Doch das viel größere Problem ist, dass das Vertrauen in das US-Finanzsystem nachhaltig erschüttert würde. Die Folge wären fallende Aktienkurse, steigende Aufschläge auf amerikanische Staatsanleihen und ein weiterer Kursverfall des Dollar. Davor warnen führende Volkswirte in den USA und in der Finanzwelt. Das könnte eine Negativ-Spirale auslösen, deren Auswirkungen noch gar nicht absehbar sind. Die Frage wird sein, ob das Fed-Board, das zumindest auf dem Papier aus erfahrenen Volkswirten besteht, sich derart instrumentalisieren lassen wird.
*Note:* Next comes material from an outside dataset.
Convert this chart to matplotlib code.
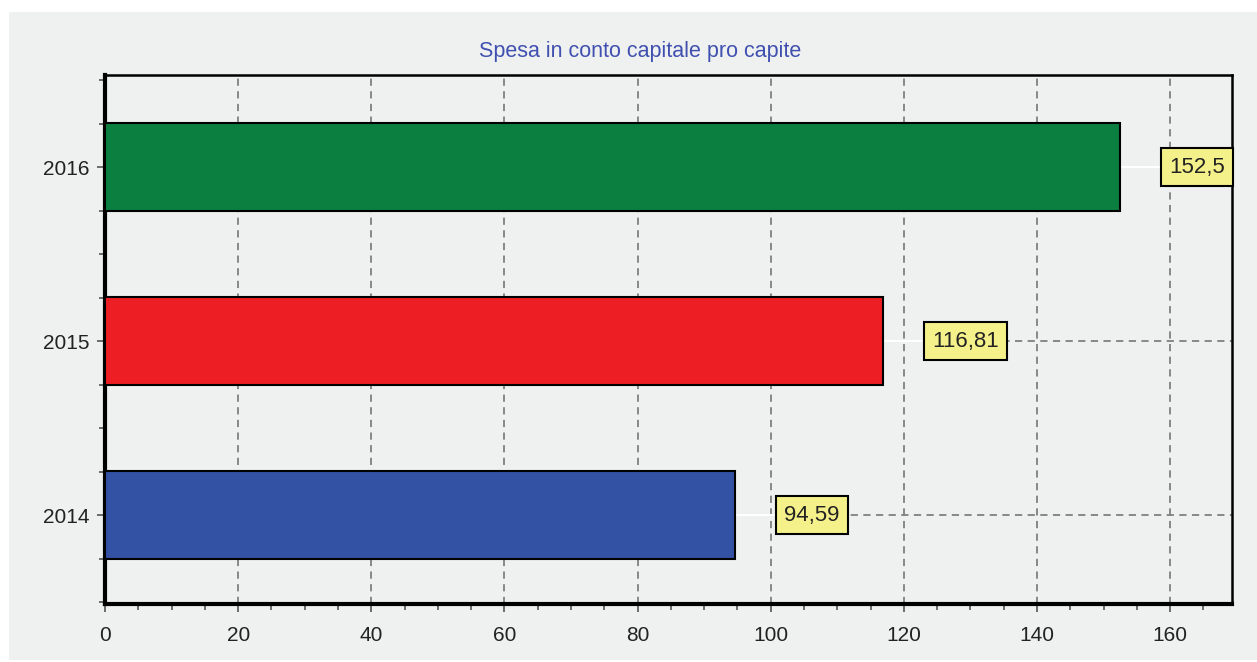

Negative Beispiele über den fatalen Einfluss der Politik auf Zinsentscheidungen gibt es genug: So hat etwa der türkische Präsident Erdogan seiner Notenbank mehrfach Zinserhöhungen verboten. Die Folge war und ist eine Rekordinflation, die im Mai 2024 ein Hoch von 73 (!) Prozent erreichte. Inzwischen ist sie immer noch auf 33%. In Russland erlaubte es Putin zu Beginn des Ukraine-Krieges, dass die Zentralbank wegen der immensen Teuerung die Leitzinsen auf 20% erhöhte. Inzwischen musste sie auf politischen Druck wieder einiges zurücknehmen. Doch unterm Strich leidet das Land jetzt dafür unter hohen Zinsen und hoher Inflation (zuletzt 8,8% offiziell, Experten haben aber Zweifel an der Qualität der offiziellen Zahlen).